● **Task objective**
From the listing below, extract every line containing "chart".

──────── Given data

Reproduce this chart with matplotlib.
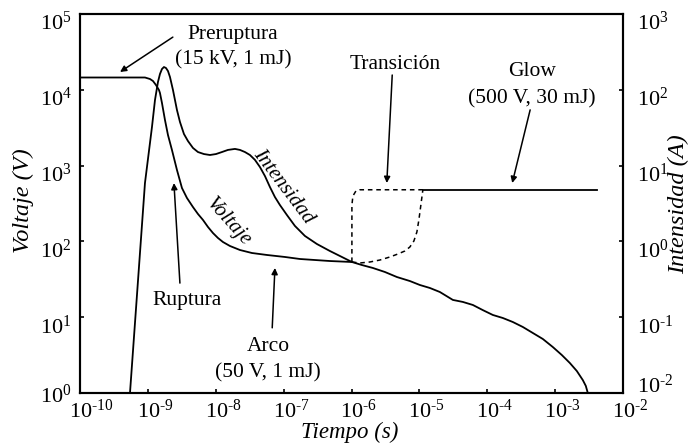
import matplotlib
matplotlib.use("Agg")
import matplotlib.pyplot as plt
from matplotlib.ticker import FixedLocator, FixedFormatter, NullLocator
from matplotlib.transforms import ScaledTranslation

plt.rcParams['font.family'] = ['Liberation Serif', 'DejaVu Serif']
plt.rcParams['mathtext.fontset'] = 'custom'
plt.rcParams['mathtext.rm'] = 'Liberation Serif'
plt.rcParams['mathtext.it'] = 'Liberation Serif:italic'
plt.rcParams['axes.unicode_minus'] = False

# ---- data ----
# Voltage curve (V) vs time (s)
volt_t = [1.0e-10, 3.88e-10, 9.06e-10, 1.074e-9, 1.189e-9, 1.316e-9, 1.457e-9, 1.507e-9,
          1.613e-9, 1.786e-9, 1.977e-9, 2.264e-9, 2.683e-9, 3.178e-9, 3.764e-9, 4.615e-9,
          5.468e-9, 6.480e-9, 7.676e-9, 9.095e-9, 1.077e-8, 1.276e-8, 1.618e-8, 2.272e-8,
          3.413e-8, 5.677e-8, 1.045e-7, 1.738e-7, 4.806e-7, 1.014e-6]
volt_v = [14530, 14530, 14530, 13880, 13060, 11570, 9940, 9075,
          6697, 3996, 2533, 1606, 875, 506, 374, 284,
          230, 192, 155, 129, 111, 98.2, 87.0, 77.0,
          70.3, 66.2, 62.3, 58.6, 55.1, 53.5]

# Transition paths (dashed), V
trans1_t = [1.014e-6, 1.014e-6, 1.049e-6, 1.161e-6, 1.329e-6, 1.126e-5]
trans1_v = [53.5, 302, 397, 462, 480, 480]
trans2_t = [1.014e-6, 1.329e-6, 1.866e-6, 2.620e-6, 3.677e-6, 4.824e-6, 6.116e-6,
            7.246e-6, 8.299e-6, 9.187e-6, 9.831e-6, 1.052e-5, 1.126e-5]
trans2_v = [53.5, 51.9, 53.5, 56.8, 62.3, 68.2, 74.7,
            84.4, 101.2, 133, 192, 302, 480]

# Glow plateau, V
glow_t = [1.126e-5, 4.11e-3]
glow_v = [480, 480]

# Current (A) vs time (s)
curr_t = [5.45e-10, 9.06e-10, 1.149e-9, 1.273e-9, 1.408e-9, 1.507e-9, 1.613e-9, 1.726e-9,
          1.847e-9, 1.977e-9, 2.116e-9, 2.343e-9, 2.683e-9, 2.971e-9, 3.401e-9, 3.895e-9,
          4.615e-9, 5.468e-9, 6.703e-9, 8.215e-9, 1.007e-8, 1.234e-8, 1.512e-8, 1.918e-8,
          2.272e-8, 2.692e-8, 3.189e-8, 3.778e-8, 4.477e-8, 5.304e-8, 6.284e-8, 7.443e-8,
          8.818e-8, 1.118e-7, 1.467e-7, 2.059e-7, 3.092e-7, 4.806e-7, 7.221e-7, 1.014e-6,
          1.422e-6, 2.066e-6, 3.103e-6, 4.662e-6, 7.246e-6, 1.017e-5, 1.427e-5, 2.004e-5,
          3.114e-5, 4.370e-5, 6.135e-5, 8.613e-5, 1.209e-4, 1.697e-4, 2.382e-4, 3.344e-4,
          4.695e-4, 6.589e-4, 9.250e-4, 1.255e-3, 1.646e-3, 2.088e-3, 2.559e-3, 2.832e-3,
          3.031e-3]
curr_a = [0.01, 5.89, 32.3, 73.4, 126.7, 161.6, 188.1, 199.8,
          193.9, 177.0, 147.6, 99.4, 54.1, 37.6, 26.1, 21.1,
          17.1, 15.1, 14.2, 13.8, 14.2, 15.1, 16.1, 16.6,
          16.1, 15.1, 13.8, 11.9, 9.58, 7.29, 5.22, 3.85,
          3.02, 2.23, 1.60, 1.18, 0.924, 0.747, 0.623, 0.535,
          0.488, 0.446, 0.395, 0.339, 0.300, 0.266, 0.243, 0.215,
          0.169, 0.159, 0.145, 0.124, 0.107, 0.0976, 0.0864, 0.0743,
          0.0619, 0.0516, 0.0404, 0.0317, 0.0249, 0.0195, 0.0148, 0.0124,
          0.01]

x_ticks = [1e-10, 1e-9, 1e-8, 1e-7, 1e-6, 1e-5, 1e-4, 1e-3, 1e-2]
x_tick_labels = ['10$^{\\text{-}10}$', '10$^{\\text{-}9}$', '10$^{\\text{-}8}$',
                 '10$^{\\text{-}7}$', '10$^{\\text{-}6}$', '10$^{\\text{-}5}$',
                 '10$^{\\text{-}4}$', '10$^{\\text{-}3}$', '10$^{\\text{-}2}$']
yl_ticks = [1e0, 1e1, 1e2, 1e3, 1e4, 1e5]
yl_tick_labels = ['10$^{0}$', '10$^{1}$', '10$^{2}$', '10$^{3}$', '10$^{4}$', '10$^{5}$']
yr_ticks = [1e-2, 1e-1, 1e0, 1e1, 1e2, 1e3]
yr_tick_labels = ['10$^{\\text{-}2}$', '10$^{\\text{-}1}$', '10$^{0}$', '10$^{1}$',
                  '10$^{2}$', '10$^{3}$']

# ---- figure ----
fig = plt.figure(figsize=(6.91, 4.44), dpi=100)
ax = fig.add_axes([80/691, 1-393/444, 543/691, 379/444])
ax2 = ax.twinx()

lw = 1.3
ax.plot(volt_t, volt_v, color='black', lw=lw)
ax.plot(trans1_t, trans1_v, color='black', lw=1.1, ls=(0, (3, 2.5)))
ax.plot(trans2_t, trans2_v, color='black', lw=1.1, ls=(0, (3, 2.5)))
ax.plot(glow_t, glow_v, color='black', lw=lw)
ax2.plot(curr_t, curr_a, color='black', lw=lw)

for a in (ax, ax2):
    a.set_xscale('log')
    a.set_yscale('log')
    a.set_xlim(1e-10, 1e-2)
ax.set_ylim(1e0, 1e5)
ax2.set_ylim(1e-2, 1e3)

ax.xaxis.set_major_locator(FixedLocator(x_ticks))
ax.xaxis.set_major_formatter(FixedFormatter(x_tick_labels))
ax.xaxis.set_minor_locator(NullLocator())
ax.yaxis.set_major_locator(FixedLocator(yl_ticks))
ax.yaxis.set_major_formatter(FixedFormatter(yl_tick_labels))
ax.yaxis.set_minor_locator(NullLocator())
ax2.yaxis.set_major_locator(FixedLocator(yr_ticks))
ax2.yaxis.set_major_formatter(FixedFormatter(yr_tick_labels))
ax2.yaxis.set_minor_locator(NullLocator())

tick_fs = 16
ax.tick_params(axis='x', which='major', direction='in', length=3, width=1.2,
               labelsize=tick_fs, pad=5)
ax.tick_params(axis='y', which='major', direction='in', length=3, width=1.2,
               labelsize=tick_fs, pad=6)
ax2.tick_params(axis='y', which='major', direction='in', length=3, width=1.2,
                labelsize=tick_fs, pad=10)
for a in (ax, ax2):
    for s in a.spines.values():
        s.set_linewidth(1.5)

# "10" base centred on the tick, superscript to the right
for lbl in ax.get_xticklabels():
    lbl.set_ha('left')
    lbl.set_transform(lbl.get_transform() +
                      ScaledTranslation(-11/100, 0, fig.dpi_scale_trans))
# y labels hang from their tick; the lowest ones are lifted clear of the x labels
for axis_, lift in ((ax, 6), (ax2, 16)):
    lbls = axis_.get_yticklabels()
    for i, lbl in enumerate(lbls):
        lbl.set_va('top')
        dy = 2 + (lift if i == 0 else 0)
        lbl.set_transform(lbl.get_transform() +
                          ScaledTranslation(0, dy/100, fig.dpi_scale_trans))

lab_fs = 17.5
ax.set_xlabel('Tiempo (s)', fontsize=16.5, style='italic')
ax.xaxis.set_label_coords(0.497, -0.104)
ax.set_ylabel('Voltaje (V)', fontsize=lab_fs, style='italic')
ax.yaxis.set_label_coords(-0.105, 0.507)
ax2.set_ylabel('Intensidad (A)', fontsize=lab_fs, style='italic', rotation=90)
ax2.yaxis.set_label_coords(1.102, 0.499)
ax.xaxis.label.set_va('center')
ax.yaxis.label.set_va('center')
ax2.yaxis.label.set_va('center')

# curve labels
ax.text(0.374, 0.544, 'Intensidad', transform=ax.transAxes, fontsize=15,
        style='italic', rotation=-53, ha='center', va='center')
ax.text(0.273, 0.451, 'Voltaje', transform=ax.transAxes, fontsize=15,
        style='italic', rotation=-48, ha='center', va='center')

# annotations
ann_fs = 15.5
arrowprops = dict(arrowstyle='-|>', color='black', lw=1.1, mutation_scale=9,
                  shrinkA=0, shrinkB=0)
ax.text(0.282, 0.912, 'Preruptura\n(15 kV, 1 mJ)', transform=ax.transAxes,
        fontsize=ann_fs, ha='center', va='center', linespacing=1.42)
ax.annotate('', xy=(0.0737, 0.847), xytext=(0.171, 0.939),
            xycoords='axes fraction', textcoords='axes fraction', arrowprops=arrowprops)

ax.text(0.580, 0.868, 'Transición', transform=ax.transAxes,
        fontsize=ann_fs, ha='center', va='center')
ax.annotate('', xy=(0.565, 0.554), xytext=(0.575, 0.839),
            xycoords='axes fraction', textcoords='axes fraction', arrowprops=arrowprops)

ax.text(0.832, 0.812, 'Glow\n(500 V, 30 mJ)', transform=ax.transAxes,
        fontsize=ann_fs, ha='center', va='center', linespacing=1.55)
ax.annotate('', xy=(0.796, 0.554), xytext=(0.829, 0.747),
            xycoords='axes fraction', textcoords='axes fraction', arrowprops=arrowprops)

ax.text(0.197, 0.245, 'Ruptura', transform=ax.transAxes,
        fontsize=ann_fs, ha='center', va='center')
ax.annotate('', xy=(0.173, 0.554), xytext=(0.184, 0.290),
            xycoords='axes fraction', textcoords='axes fraction', arrowprops=arrowprops)

ax.text(0.346, 0.088, 'Arco\n(50 V, 1 mJ)', transform=ax.transAxes,
        fontsize=ann_fs, ha='center', va='center', linespacing=1.5)
ax.annotate('', xy=(0.359, 0.330), xytext=(0.354, 0.172),
            xycoords='axes fraction', textcoords='axes fraction', arrowprops=arrowprops)

fig.savefig('out.png', dpi=100)
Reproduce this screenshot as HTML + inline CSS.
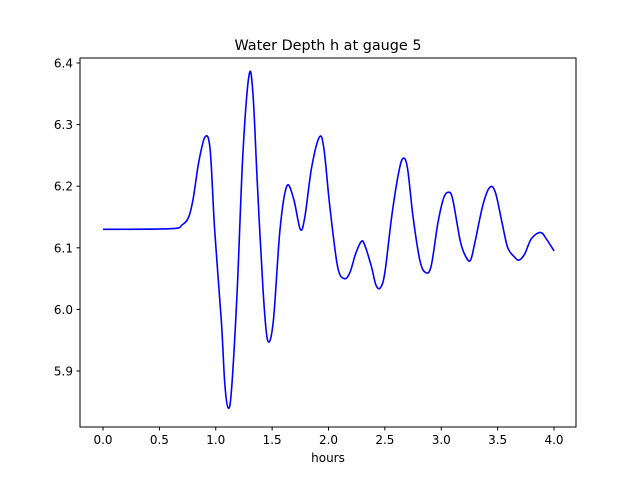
<!DOCTYPE html>
<html><head><meta charset="utf-8"><style>
body{margin:0;background:#fff;}
svg text{font-family:"DejaVu Sans","Liberation Sans",sans-serif;}
</style></head><body>
<svg id="chart" width="640" height="480" viewBox="0 0 640 480">
<rect width="640" height="480" fill="#fff"/>
<text x="328" y="50" font-size="14.4" text-anchor="middle">Water Depth h at gauge 5</text>
<g id="ticks"></g>
<path id="line" fill="none" stroke="#0000ff" stroke-width="1.6"/>
<rect x="80" y="58" width="496" height="369" fill="none" stroke="#000" stroke-width="1"/>
<text x="328" y="462" font-size="12" text-anchor="middle">hours</text>
</svg>
<script>
const hours=[0,0.6,0.7,0.76,0.8,0.85,0.905,0.95,0.99,1.05,1.08,1.11,1.14,1.19,1.24,1.295,1.33,1.37,1.42,1.46,1.51,1.57,1.63,1.69,1.75,1.79,1.85,1.92,1.96,2.01,2.08,2.14,2.19,2.24,2.29,2.32,2.38,2.42,2.46,2.50,2.56,2.62,2.66,2.70,2.75,2.81,2.86,2.91,2.97,3.02,3.06,3.10,3.17,3.22,3.26,3.30,3.37,3.43,3.48,3.54,3.59,3.65,3.69,3.74,3.80,3.88,3.93,4.0];
const depth=[6.13,6.131,6.137,6.15,6.18,6.24,6.28,6.26,6.13,5.98,5.88,5.84,5.87,6.03,6.25,6.38,6.35,6.20,6.03,5.95,5.98,6.13,6.20,6.18,6.13,6.15,6.23,6.28,6.26,6.17,6.07,6.05,6.06,6.09,6.11,6.105,6.07,6.04,6.035,6.06,6.15,6.22,6.245,6.23,6.15,6.08,6.06,6.07,6.14,6.18,6.19,6.18,6.11,6.085,6.08,6.11,6.17,6.198,6.19,6.14,6.10,6.085,6.08,6.09,6.115,6.125,6.115,6.095];
const xTicks=[0,0.5,1,1.5,2,2.5,3,3.5,4];
const xTickLabels=["0.0","0.5","1.0","1.5","2.0","2.5","3.0","3.5","4.0"];
const yTicks=[5.9,6.0,6.1,6.2,6.3,6.4];
const yTickLabels=["5.9","6.0","6.1","6.2","6.3","6.4"];
const X=h=>103+h*112.75;
const Y=v=>371-(v-5.9)*616;
const ns="http://www.w3.org/2000/svg";
const g=document.getElementById('ticks');
function mk(t,a){const e=document.createElementNS(ns,t);for(const k in a)e.setAttribute(k,a[k]);g.appendChild(e);return e;}
xTicks.forEach((t,i)=>{
 const l=mk('line',{x1:X(t),x2:X(t),y1:427,y2:430.5,stroke:'#000'});
 
 
 const tx=mk('text',{x:X(t),y:444,'font-size':12,'text-anchor':'middle'});
 tx.textContent=xTickLabels[i];
 
 
});
yTicks.forEach((t,i)=>{
 const l=mk('line',{x1:76.5,x2:80,y1:Y(t),y2:Y(t),stroke:'#000'});
 
 
 const tx=mk('text',{x:73,y:Y(t)+4.5,'font-size':12,'text-anchor':'end'});
 tx.textContent=yTickLabels[i];
 
 
});
const P=hours.map((h,i)=>[X(h),Y(depth[i])]);
let d='M'+P[0][0]+','+P[0][1];
for(let i=0;i<P.length-1;i++){
 const p0=P[Math.max(0,i-1)],p1=P[i],p2=P[i+1],p3=P[Math.min(P.length-1,i+2)];
 const c1=[p1[0]+(p2[0]-p0[0])/6,p1[1]+(p2[1]-p0[1])/6];
 const c2=[p2[0]-(p3[0]-p1[0])/6,p2[1]-(p3[1]-p1[1])/6];
 d+=`C${c1[0]},${c1[1]} ${c2[0]},${c2[1]} ${p2[0]},${p2[1]}`;
}
document.getElementById('line').setAttribute('d',d);
</script>
</body></html>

────────────────

● **The response**
Reproduce this chart with matplotlib.
<svg id="chart" width="640" height="480" viewBox="0 0 640 480">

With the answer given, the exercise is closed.